Software Company Decides Not to Go Public Due to Concerns About Stock Market
August 21, 2008 | Read Time: 1 minute
Convio, a company that provides Web-based software for nonprofit organizations, has withdrawn its bid to go public, citing unfavorable market conditions.
The Austin, Tex., company, had filed a statement with the Securities and Exchange Commission in August 2007 announcing its intention to sell shares of common stock in an initial public offering.
“We subscribe to the philosophy that good companies don’t go public in bad markets,” says Gene Austin, the company’s chief executive. He says the company’s decision does not mean that it will never go public but rather that it will wait until financial markets improve to make such a decision.
Consolidation of Companies
Convio’s announcement comes during a period of significant change and consolidation in the nonprofit-software industry.
In June, Blackbaud solidified its dominant position in the field with its $46-million purchase of Kintera, Convio’s primary competition in the area of Web-based software.

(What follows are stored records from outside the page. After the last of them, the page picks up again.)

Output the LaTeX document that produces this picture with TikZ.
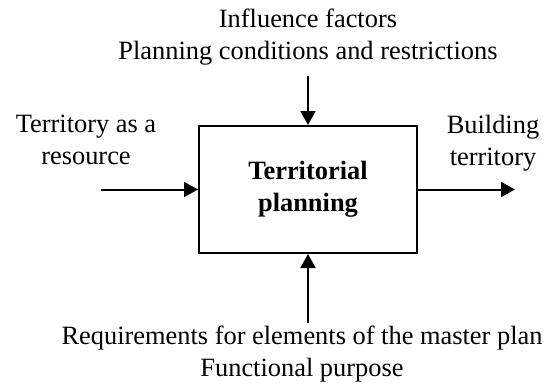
\documentclass[tikz,border=0pt]{standalone}
\usepackage{fontspec}
\setmainfont{Liberation Serif}
\usetikzlibrary{arrows.meta}
\begin{document}
\begin{tikzpicture}[x=0.5pt, y=-0.5pt,
    main/.style = {draw, line width=1pt, minimum width=109pt, minimum height=63.5pt, align=center, font=\fontsize{13.2}{16}\selectfont\bfseries},
    lbl/.style = {align=center, inner sep=0pt, font=\fontsize{13.2}{16}\selectfont},
    flow/.style = {-{Triangle[length=7pt,width=7.5pt]}, line width=1pt}]
    \useasboundingbox (0,0) rectangle (552,387);
    \node[main] (tp) at (308,189.5) {Territorial\\planning};
    \node[lbl] (inf) at (308,37) {Influence factors\\Planning conditions and restrictions};
    \node[lbl] (res) at (86,140) {Territory as a\\resource};
    \node[lbl] (bld) at (493,143) {Building\\territory};
    \node[lbl] (req) at (302,354) {Requirements for elements of the master plan\\Functional purpose};
    \coordinate (topin) at (308,76);
    \coordinate (leftin) at (101,189.5);
    \coordinate (rightout) at (515,189.5);
    \coordinate (botin) at (308,323);
    \draw[flow] (topin) -- (tp.north);
    \draw[flow] (leftin) -- (tp.west);
    \draw[flow] (tp.east) -- (rightout);
    \draw[flow] (botin) -- (tp.south);
\end{tikzpicture}
\end{document}
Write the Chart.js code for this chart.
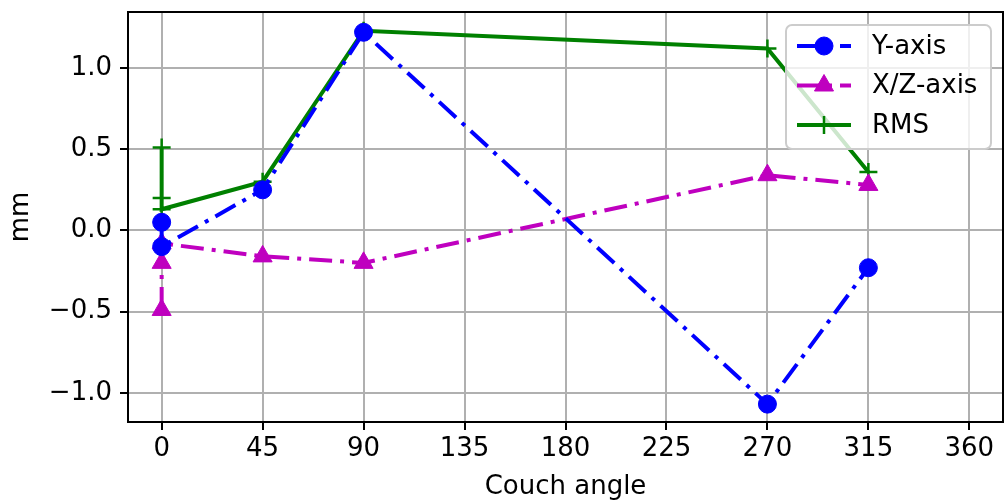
<!DOCTYPE html>
<html>
<head>
<meta charset="utf-8">
<script src="https://cdn.jsdelivr.net/npm/chart.js@4/dist/chart.umd.min.js"></script>
<style>
  html, body { margin: 0; padding: 0; background: #fff; }
  #wrap { width: 1005px; height: 503px; }
</style>
</head>
<body>
<div id="wrap"><canvas id="couchChart"></canvas></div>
<script>
// values
const xTicks = [0, 45, 90, 135, 180, 225, 270, 315, 360];
const yTicks = [-1.0, -0.5, 0.0, 0.5, 1.0];

const yAxisAngles = [0, 0, 45, 90, 270, 315];
const yAxisValues = [0.05, -0.1, 0.25, 1.22, -1.07, -0.23];

const xzAngles = [0, 0, 0, 45, 90, 270, 315];
const xzValues = [-0.49, -0.2, -0.08, -0.16, -0.2, 0.34, 0.28];

const rmsAngles = [0, 0, 0, 45, 90, 270, 315];
const rmsValues = [0.51, 0.2, 0.13, 0.3, 1.23, 1.12, 0.36];

const seriesLabels = ['Y-axis', 'X/Z-axis', 'RMS'];

const FONT = '"DejaVu Sans", sans-serif';
const FSIZE = 26;
const dashDot = [23, 8, 4, 8];

// wanted plot box (matplotlib axes) inside the 1005x503 canvas
const AREA = { left: 128, top: 11, right: 1003, bottom: 422 };

function toPoints(xs, ys) {
  return xs.map((x, i) => ({ x: x, y: ys[i] }));
}

// pin the plot box: the layout keeps some px of its own on the right
const pinAreaPlugin = {
  id: 'pinArea',
  afterLayout(chart) {
    const a = chart.chartArea;
    a.right = AREA.right;
    a.width = a.right - a.left;
    const x = chart.scales.x;
    x.right = AREA.right;
    x.width = x.right - x.left;
    x.configure();
  }
};

// top/right spines
const framePlugin = {
  id: 'frame',
  afterDatasetsDraw(chart) {
    const { ctx, chartArea: a } = chart;
    ctx.save();
    ctx.strokeStyle = '#000';
    ctx.lineWidth = 2;
    ctx.beginPath();
    ctx.moveTo(a.left, a.top);
    ctx.lineTo(a.right, a.top);
    ctx.lineTo(a.right, a.bottom);
    ctx.stroke();
    ctx.restore();
  }
};

// matplotlib-like legend in the upper right corner
const legendPlugin = {
  id: 'mplLegend',
  afterDatasetsDraw(chart) {
    const { ctx, chartArea: a } = chart;
    const w = 205, h = 124;
    const x0 = a.right - 12 - w, y0 = a.top + 13;
    ctx.save();
    ctx.beginPath();
    ctx.roundRect(x0, y0, w, h, 6);
    ctx.fillStyle = 'rgba(255,255,255,0.8)';
    ctx.fill();
    ctx.strokeStyle = '#cccccc';
    ctx.lineWidth = 2;
    ctx.stroke();

    chart.data.datasets.forEach((ds, i) => {
      const cy = y0 + 21 + i * 39.5;
      ctx.beginPath();
      ctx.setLineDash(ds.borderDash || []);
      ctx.strokeStyle = ds.borderColor;
      ctx.lineWidth = ds.borderWidth;
      ctx.moveTo(x0 + 11, cy);
      ctx.lineTo(x0 + 65, cy);
      ctx.stroke();
      ctx.setLineDash([]);
      ctx.fillStyle = ds.pointBackgroundColor;
      ctx.strokeStyle = ds.borderColor;
      ctx.lineWidth = ds.pointBorderWidth;
      Chart.helpers.drawPoint(ctx, {
        pointStyle: ds.pointStyle,
        radius: ds.pointRadius,
        borderWidth: ds.pointBorderWidth
      }, x0 + 38, cy);
      ctx.fillStyle = '#000';
      ctx.font = FSIZE + 'px ' + FONT;
      ctx.textBaseline = 'middle';
      ctx.fillText(ds.label, x0 + 86, cy + 1);
    });
    ctx.restore();
  }
};

function fmt(v) {
  return v.toFixed(1).replace('-', '\u2212');
}

function noPad(s) {
  s.paddingTop = 0;
  s.paddingBottom = 0;
  s.paddingLeft = 0;
  s.paddingRight = 0;
}

const ctx = document.getElementById('couchChart').getContext('2d');

new Chart(ctx, {
  type: 'scatter',
  data: {
    datasets: [
      {
        label: seriesLabels[0],
        data: toPoints(yAxisAngles, yAxisValues),
        showLine: true,
        borderColor: '#0000ff',
        backgroundColor: '#0000ff',
        pointBackgroundColor: '#0000ff',
        borderWidth: 4,
        borderDash: dashDot,
        pointStyle: 'circle',
        pointRadius: 9,
        pointBorderWidth: 1,
        pointHoverRadius: 9
      },
      {
        label: seriesLabels[1],
        data: toPoints(xzAngles, xzValues),
        showLine: true,
        borderColor: '#bf00bf',
        backgroundColor: '#bf00bf',
        pointBackgroundColor: '#bf00bf',
        borderWidth: 4,
        borderDash: dashDot,
        pointStyle: 'triangle',
        pointRadius: 11,
        pointBorderWidth: 1,
        pointHoverRadius: 11
      },
      {
        label: seriesLabels[2],
        data: toPoints(rmsAngles, rmsValues),
        showLine: true,
        borderColor: '#008000',
        backgroundColor: '#008000',
        pointBackgroundColor: '#008000',
        borderWidth: 4,
        pointStyle: 'cross',
        pointRadius: 9,
        pointBorderWidth: 2.5,
        pointHoverRadius: 9
      }
    ]
  },
  options: {
    responsive: true,
    maintainAspectRatio: false,
    animation: false,
    layout: { padding: { top: AREA.top, right: 1005 - AREA.right, left: 0, bottom: 0 } },
    plugins: {
      legend: { display: false },
      tooltip: { enabled: false }
    },
    scales: {
      x: {
        type: 'linear',
        min: -15,
        max: 375,
        afterBuildTicks: (s) => { s.ticks = xTicks.map(v => ({ value: v })); },
        afterFit: (s) => { s.height = 503 - AREA.bottom; noPad(s); },
        grid: { color: '#b0b0b0', lineWidth: 2, tickColor: '#000', tickLength: 8, drawTicks: true },
        border: { color: '#000', width: 2 },
        ticks: { color: '#000', font: { family: FONT, size: FSIZE }, padding: 4, maxRotation: 0,
                 callback: (v) => String(v) },
        title: { display: true, text: 'Couch angle', color: '#000',
                 font: { family: FONT, size: FSIZE }, padding: { top: 0, bottom: 0 } }
      },
      y: {
        type: 'linear',
        min: -1.18,
        max: 1.345,
        afterBuildTicks: (s) => { s.ticks = yTicks.map(v => ({ value: v })); },
        afterFit: (s) => { s.width = AREA.left; noPad(s); },
        grid: { color: '#b0b0b0', lineWidth: 2, tickColor: '#000', tickLength: 8, drawTicks: true },
        border: { color: '#000', width: 2 },
        ticks: { color: '#000', font: { family: FONT, size: FSIZE }, padding: 8,
                 callback: (v) => fmt(v) },
        title: { display: true, text: 'mm', color: '#000',
                 font: { family: FONT, size: FSIZE }, padding: { top: 6, bottom: 0 } }
      }
    }
  },
  plugins: [pinAreaPlugin, framePlugin, legendPlugin]
});
</script>
</body>
</html>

When the Kintera buyout is complete, Blackbaud will have spent $137-million in recent acquisitions, including Campagne Associates, a fund-raising-software company it bought for $6-million in 2006, and last year’s purchases of Target Analytics, a research and consulting firm (for $60-million), and eTapestry, which helps charities manage donor records (for $25-million).
Last year, Convio bought one of its rivals, GetActive Software, a company in Berkeley, Calif., that also provided software to help charities raise money and conduct advocacy online.